In questa utopia il denaro ha un ruolo importante, credo, perché si tratta di una società, la nostra, che ha bisogno di sviluppo e di organizzazione creativa.
Gli individui devono muoversi in tutto il mondo, con la voglia di fare esperienze e scoprire punti di vista differenti. […]
Ma il denaro non sostituirà né i filosofi né gli psicologi, e gli economisti devono trovare la maniera per permettere agli uomini, così fragili, di vivere senza lotte in uno spazio limitato e dalle risorse finite.
Il denaro è uno strumento, e nemmeno uno dei più rilevanti.

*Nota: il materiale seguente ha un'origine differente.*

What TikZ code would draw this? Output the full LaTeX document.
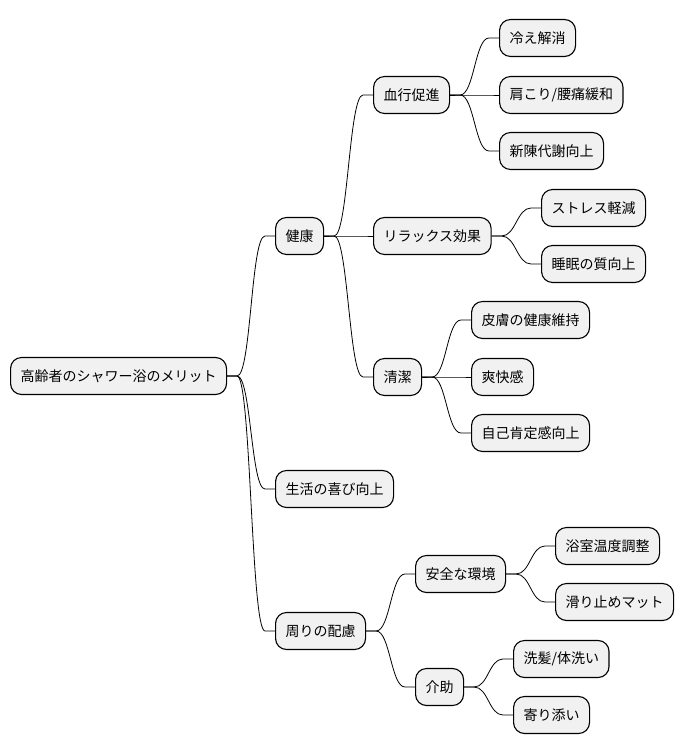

Non può (e non deve ndr) trasformarsi nel vitello d’oro che prende il posto di Yahweh. […]
Il portafoglio è solo uno strumento che facilita la vita dell’uomo, non vale quanto un testo sacro o un’antica pergamena con un segreto sulla saggezza del mondo.
So che può essere anche pericoloso, ma è utile se usato entro i giusti limiti.”